> **WHAT TO PRODUCE**
Could you write out every record below exactly, leaving out any pictures?

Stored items
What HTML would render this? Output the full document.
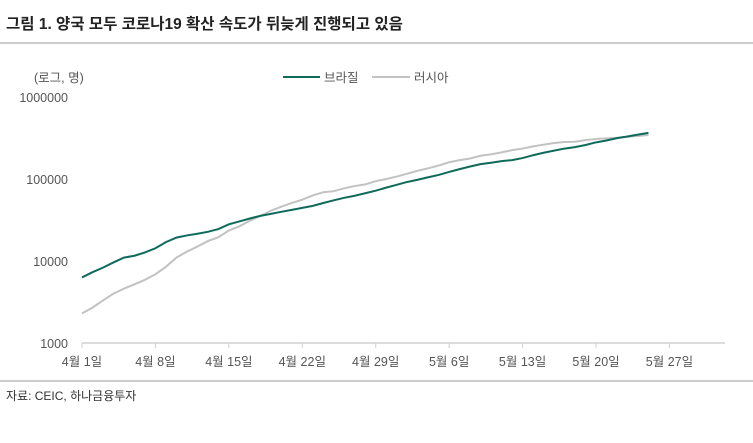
<!DOCTYPE html>
<html><head><meta charset="utf-8"><style>
body{margin:0;background:#fff;width:753px;height:438px;overflow:hidden;font-family:"Liberation Sans","Noto Sans CJK KR",sans-serif}
svg text{font-family:"Liberation Sans","Noto Sans CJK KR",sans-serif}
</style></head><body>
<svg width="753" height="438">
<text x="6" y="29" font-size="15.5" font-weight="bold" fill="#222">그림 1. 양국 모두 코로나19 확산 속도가 뒤늦게 진행되고 있음</text>
<line x1="0" y1="43" x2="753" y2="43" stroke="#999"/>
<line x1="0" y1="381" x2="753" y2="381" stroke="#999"/>
<text x="6" y="400" font-size="12" fill="#333">자료: CEIC, 하나금융투자</text>
<text x="34" y="82" font-size="12.5" fill="#555">(로그, 명)</text>
<g>
<line x1="283" y1="77" x2="320" y2="77" stroke="#0e6b5c" stroke-width="2"/>
<text x="324" y="82" font-size="12.5" fill="#555">브라질</text>
<line x1="372" y1="77" x2="410" y2="77" stroke="#c2c2c2" stroke-width="2"/>
<text x="414" y="82" font-size="12.5" fill="#555">러시아</text>
</g>
<g id="axes"></g>
<g id="series"></g>
</svg>
<script>
const yTicks=[1000,10000,100000,1000000];
const xTickDays=[0,7,14,21,28,35,42,49,56];
const xTickLabels=["4월 1일","4월 8일","4월 15일","4월 22일","4월 29일","5월 6일","5월 13일","5월 20일","5월 27일"];
const brazil=[6300,7300,8300,9600,11000,11600,12700,14300,17000,19300,20500,21500,22700,24500,28000,30400,33000,35500,37600,39800,42000,44500,47000,51000,55000,59000,62500,67000,72000,78500,85000,92000,98000,105000,112000,122000,132000,142000,152000,158000,165000,170000,180000,195000,209000,222000,235000,245000,260000,280000,295000,315000,330000,348000,365000];
const russia=[2300,2700,3300,4000,4600,5200,5900,6900,8500,11000,13000,15000,17500,19500,23500,26500,31000,35500,41000,46000,51000,56000,63000,69000,71000,77000,82000,86000,94000,100000,107000,116000,126000,135000,146000,160000,170000,178000,192000,200000,211000,225000,235000,250000,262000,275000,283000,285000,298000,308000,313000,319000,328000,335000,344000];
const NS="http://www.w3.org/2000/svg";
const x=d=>82+d*10.49;
const y=v=>343-(Math.log10(v)-3)*82;
const ax=document.getElementById('axes');
function mk(t,a,p){const e=document.createElementNS(NS,t);for(const k in a)e.setAttribute(k,a[k]);p.appendChild(e);return e;}
const base=mk('line',{x1:82,y1:343,x2:725,y2:343,stroke:'#d0d0d0','stroke-width':1.5},ax);


yTicks.forEach(v=>{const t=mk('text',{x:68,y:y(v)+5,'font-size':12.5,fill:'#555','text-anchor':'end'},ax);t.textContent=v;

});
xTickDays.forEach((d,i)=>{const l=mk('line',{x1:x(d),y1:343,x2:x(d),y2:348,stroke:'#d0d0d0'},ax);


const t=mk('text',{x:x(d),y:366,'font-size':12.5,fill:'#555','text-anchor':'middle'},ax);t.textContent=xTickLabels[i];

});
const sg=document.getElementById('series');
const pr=mk('polyline',{points:russia.map((v,i)=>x(i)+','+y(v)).join(' '),fill:'none',stroke:'#c2c2c2','stroke-width':2},sg);


const pb=mk('polyline',{points:brazil.map((v,i)=>x(i)+','+y(v)).join(' '),fill:'none',stroke:'#0e6b5c','stroke-width':2},sg);


</script>
</body></html>
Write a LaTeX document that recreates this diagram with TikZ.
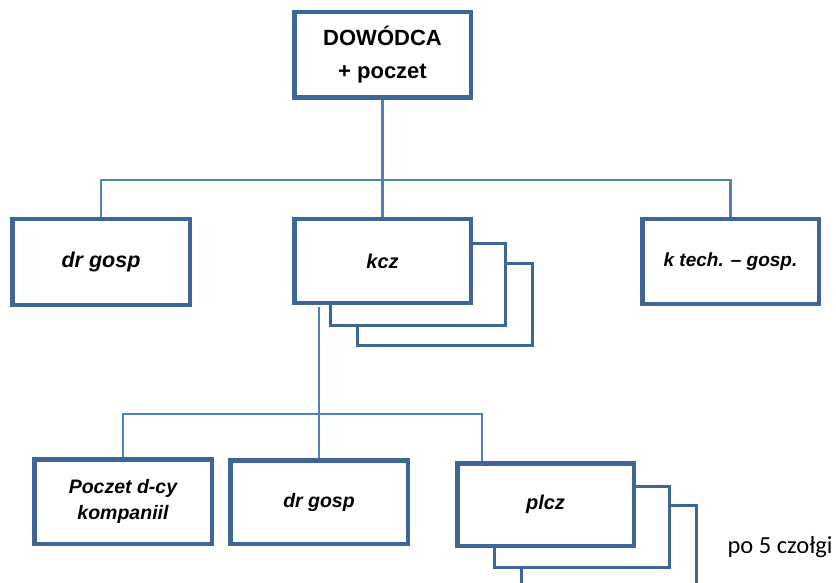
\documentclass[tikz,border=0pt]{standalone}
\usepackage{fontspec}
\setmainfont{Liberation Sans}
\newfontfamily\calibfont{Carlito}
\definecolor{boxblue}{HTML}{3F6594}
\definecolor{lineblue}{HTML}{4F81BD}
\begin{document}
\begin{tikzpicture}[x=1pt,y=-1pt,
  box/.style={draw=boxblue,line width=3pt,fill=white,minimum width=175pt,minimum height=83pt,inner sep=0pt,align=center},
  lbl/.style={font=\fontsize{20}{26}\selectfont\bfseries\itshape},
  conn/.style={draw=lineblue,line width=2.5pt},
  rim/.style={draw=boxblue,line width=3pt}]
\useasboundingbox (0,0) rectangle (836,583);
\clip (0,0) rectangle (836,583);
\coordinate (bus1) at (0,180);
\coordinate (bus2) at (0,414);
\coordinate (kczout) at (319,307);
\coordinate (plin) at (482,465);
% nodes
\node[box,minimum height=84pt,font=\fontsize{22}{33}\selectfont\bfseries] (dow) at (382.5,55) {DOWÓDCA\\+ poczet};
\node[box,minimum width=176pt,minimum height=84pt,font=\fontsize{21.5}{26}\selectfont\bfseries\itshape] (drg1) at (101,262) {dr gosp};
\node[box,minimum height=82pt] (kf2) at (444.5,304) {};
\node[box,minimum height=82pt] (kf1) at (418,284) {};
\node[box,minimum height=82pt,lbl] (kcz) at (382.5,261) {kcz};
\node[box,lbl,font=\fontsize{19}{24}\selectfont\bfseries\itshape] (ktech) at (730.5,261.5) {k tech. – gosp.};
\node[box,minimum width=176pt,lbl,font=\fontsize{19.5}{26}\selectfont\bfseries\itshape] (poczet) at (123,501.5) {Poczet d-cy\\kompaniil};
\node[box,minimum width=176pt,minimum height=82pt,lbl,font=\fontsize{19.5}{26}\selectfont\bfseries\itshape] (drg2) at (319,502) {dr gosp};
\node[box,minimum height=81pt] (pf2) at (608.5,545.5) {};
\node[box,minimum height=81pt] (pf1) at (581.5,526.5) {};
\node[box,minimum height=81pt,lbl] (plcz) at (545.5,504.5) {plcz};
\node[font=\calibfont\fontsize{24.5}{28}\selectfont,anchor=center] (po5) at (780,547) {po 5 czołgi};
% connectors
\draw[conn] (dow.south) -- (kcz.north);
\draw[conn] (drg1.north) -- (drg1.north |- bus1) -- (ktech.north |- bus1) -- (ktech.north);
\draw[conn] (kczout) -- (drg2.north);
\draw[conn] (poczet.north) -- (poczet.north |- bus2) -- (plin |- bus2) -- (plin);
% redraw borders over connector ends
\draw[rim] (dow.south west) rectangle (dow.north east);
\draw[rim] (drg1.south west) rectangle (drg1.north east);
\draw[rim] (kcz.south west) rectangle (kcz.north east);
\draw[rim] (ktech.south west) rectangle (ktech.north east);
\draw[rim] (poczet.south west) rectangle (poczet.north east);
\draw[rim] (drg2.south west) rectangle (drg2.north east);
\draw[rim] (plcz.south west) rectangle (plcz.north east);
\end{tikzpicture}
\end{document}
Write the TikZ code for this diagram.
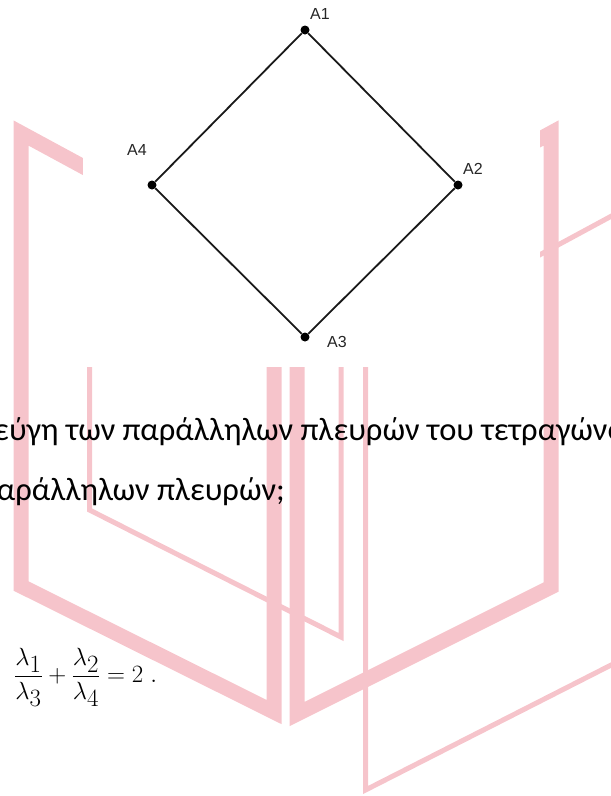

> **EXERCISE OUTPUT**
What HTML would render this? Output the full document.
<!DOCTYPE html>
<html><head><meta charset="utf-8"><style>
body{margin:0;background:#fff;width:753px;height:438px;overflow:hidden;font-family:"Liberation Sans","Noto Sans CJK KR",sans-serif}
svg text{font-family:"Liberation Sans","Noto Sans CJK KR",sans-serif}
</style></head><body>
<svg width="753" height="438">
<text x="6" y="29" font-size="15.5" font-weight="bold" fill="#222">그림 1. 양국 모두 코로나19 확산 속도가 뒤늦게 진행되고 있음</text>
<line x1="0" y1="43" x2="753" y2="43" stroke="#999"/>
<line x1="0" y1="381" x2="753" y2="381" stroke="#999"/>
<text x="6" y="400" font-size="12" fill="#333">자료: CEIC, 하나금융투자</text>
<text x="34" y="82" font-size="12.5" fill="#555">(로그, 명)</text>
<g>
<line x1="283" y1="77" x2="320" y2="77" stroke="#0e6b5c" stroke-width="2"/>
<text x="324" y="82" font-size="12.5" fill="#555">브라질</text>
<line x1="372" y1="77" x2="410" y2="77" stroke="#c2c2c2" stroke-width="2"/>
<text x="414" y="82" font-size="12.5" fill="#555">러시아</text>
</g>
<g id="axes"></g>
<g id="series"></g>
</svg>
<script>
const yTicks=[1000,10000,100000,1000000];
const xTickDays=[0,7,14,21,28,35,42,49,56];
const xTickLabels=["4월 1일","4월 8일","4월 15일","4월 22일","4월 29일","5월 6일","5월 13일","5월 20일","5월 27일"];
const brazil=[6300,7300,8300,9600,11000,11600,12700,14300,17000,19300,20500,21500,22700,24500,28000,30400,33000,35500,37600,39800,42000,44500,47000,51000,55000,59000,62500,67000,72000,78500,85000,92000,98000,105000,112000,122000,132000,142000,152000,158000,165000,170000,180000,195000,209000,222000,235000,245000,260000,280000,295000,315000,330000,348000,365000];
const russia=[2300,2700,3300,4000,4600,5200,5900,6900,8500,11000,13000,15000,17500,19500,23500,26500,31000,35500,41000,46000,51000,56000,63000,69000,71000,77000,82000,86000,94000,100000,107000,116000,126000,135000,146000,160000,170000,178000,192000,200000,211000,225000,235000,250000,262000,275000,283000,285000,298000,308000,313000,319000,328000,335000,344000];
const NS="http://www.w3.org/2000/svg";
const x=d=>82+d*10.49;
const y=v=>343-(Math.log10(v)-3)*82;
const ax=document.getElementById('axes');
function mk(t,a,p){const e=document.createElementNS(NS,t);for(const k in a)e.setAttribute(k,a[k]);p.appendChild(e);return e;}
const base=mk('line',{x1:82,y1:343,x2:725,y2:343,stroke:'#d0d0d0','stroke-width':1.5},ax);


yTicks.forEach(v=>{const t=mk('text',{x:68,y:y(v)+5,'font-size':12.5,fill:'#555','text-anchor':'end'},ax);t.textContent=v;

});
xTickDays.forEach((d,i)=>{const l=mk('line',{x1:x(d),y1:343,x2:x(d),y2:348,stroke:'#d0d0d0'},ax);


const t=mk('text',{x:x(d),y:366,'font-size':12.5,fill:'#555','text-anchor':'middle'},ax);t.textContent=xTickLabels[i];

});
const sg=document.getElementById('series');
const pr=mk('polyline',{points:russia.map((v,i)=>x(i)+','+y(v)).join(' '),fill:'none',stroke:'#c2c2c2','stroke-width':2},sg);


const pb=mk('polyline',{points:brazil.map((v,i)=>x(i)+','+y(v)).join(' '),fill:'none',stroke:'#0e6b5c','stroke-width':2},sg);


</script>
</body></html>
Write a LaTeX document that recreates this diagram with TikZ.
\documentclass[tikz,border=0pt]{standalone}
\usepackage{fontspec}
\setmainfont{Liberation Sans}
\newfontfamily\calibfont{Carlito}
\definecolor{boxblue}{HTML}{3F6594}
\definecolor{lineblue}{HTML}{4F81BD}
\begin{document}
\begin{tikzpicture}[x=1pt,y=-1pt,
  box/.style={draw=boxblue,line width=3pt,fill=white,minimum width=175pt,minimum height=83pt,inner sep=0pt,align=center},
  lbl/.style={font=\fontsize{20}{26}\selectfont\bfseries\itshape},
  conn/.style={draw=lineblue,line width=2.5pt},
  rim/.style={draw=boxblue,line width=3pt}]
\useasboundingbox (0,0) rectangle (836,583);
\clip (0,0) rectangle (836,583);
\coordinate (bus1) at (0,180);
\coordinate (bus2) at (0,414);
\coordinate (kczout) at (319,307);
\coordinate (plin) at (482,465);
% nodes
\node[box,minimum height=84pt,font=\fontsize{22}{33}\selectfont\bfseries] (dow) at (382.5,55) {DOWÓDCA\\+ poczet};
\node[box,minimum width=176pt,minimum height=84pt,font=\fontsize{21.5}{26}\selectfont\bfseries\itshape] (drg1) at (101,262) {dr gosp};
\node[box,minimum height=82pt] (kf2) at (444.5,304) {};
\node[box,minimum height=82pt] (kf1) at (418,284) {};
\node[box,minimum height=82pt,lbl] (kcz) at (382.5,261) {kcz};
\node[box,lbl,font=\fontsize{19}{24}\selectfont\bfseries\itshape] (ktech) at (730.5,261.5) {k tech. – gosp.};
\node[box,minimum width=176pt,lbl,font=\fontsize{19.5}{26}\selectfont\bfseries\itshape] (poczet) at (123,501.5) {Poczet d-cy\\kompaniil};
\node[box,minimum width=176pt,minimum height=82pt,lbl,font=\fontsize{19.5}{26}\selectfont\bfseries\itshape] (drg2) at (319,502) {dr gosp};
\node[box,minimum height=81pt] (pf2) at (608.5,545.5) {};
\node[box,minimum height=81pt] (pf1) at (581.5,526.5) {};
\node[box,minimum height=81pt,lbl] (plcz) at (545.5,504.5) {plcz};
\node[font=\calibfont\fontsize{24.5}{28}\selectfont,anchor=center] (po5) at (780,547) {po 5 czołgi};
% connectors
\draw[conn] (dow.south) -- (kcz.north);
\draw[conn] (drg1.north) -- (drg1.north |- bus1) -- (ktech.north |- bus1) -- (ktech.north);
\draw[conn] (kczout) -- (drg2.north);
\draw[conn] (poczet.north) -- (poczet.north |- bus2) -- (plin |- bus2) -- (plin);
% redraw borders over connector ends
\draw[rim] (dow.south west) rectangle (dow.north east);
\draw[rim] (drg1.south west) rectangle (drg1.north east);
\draw[rim] (kcz.south west) rectangle (kcz.north east);
\draw[rim] (ktech.south west) rectangle (ktech.north east);
\draw[rim] (poczet.south west) rectangle (poczet.north east);
\draw[rim] (drg2.south west) rectangle (drg2.north east);
\draw[rim] (plcz.south west) rectangle (plcz.north east);
\end{tikzpicture}
\end{document}
Write the TikZ code for this diagram.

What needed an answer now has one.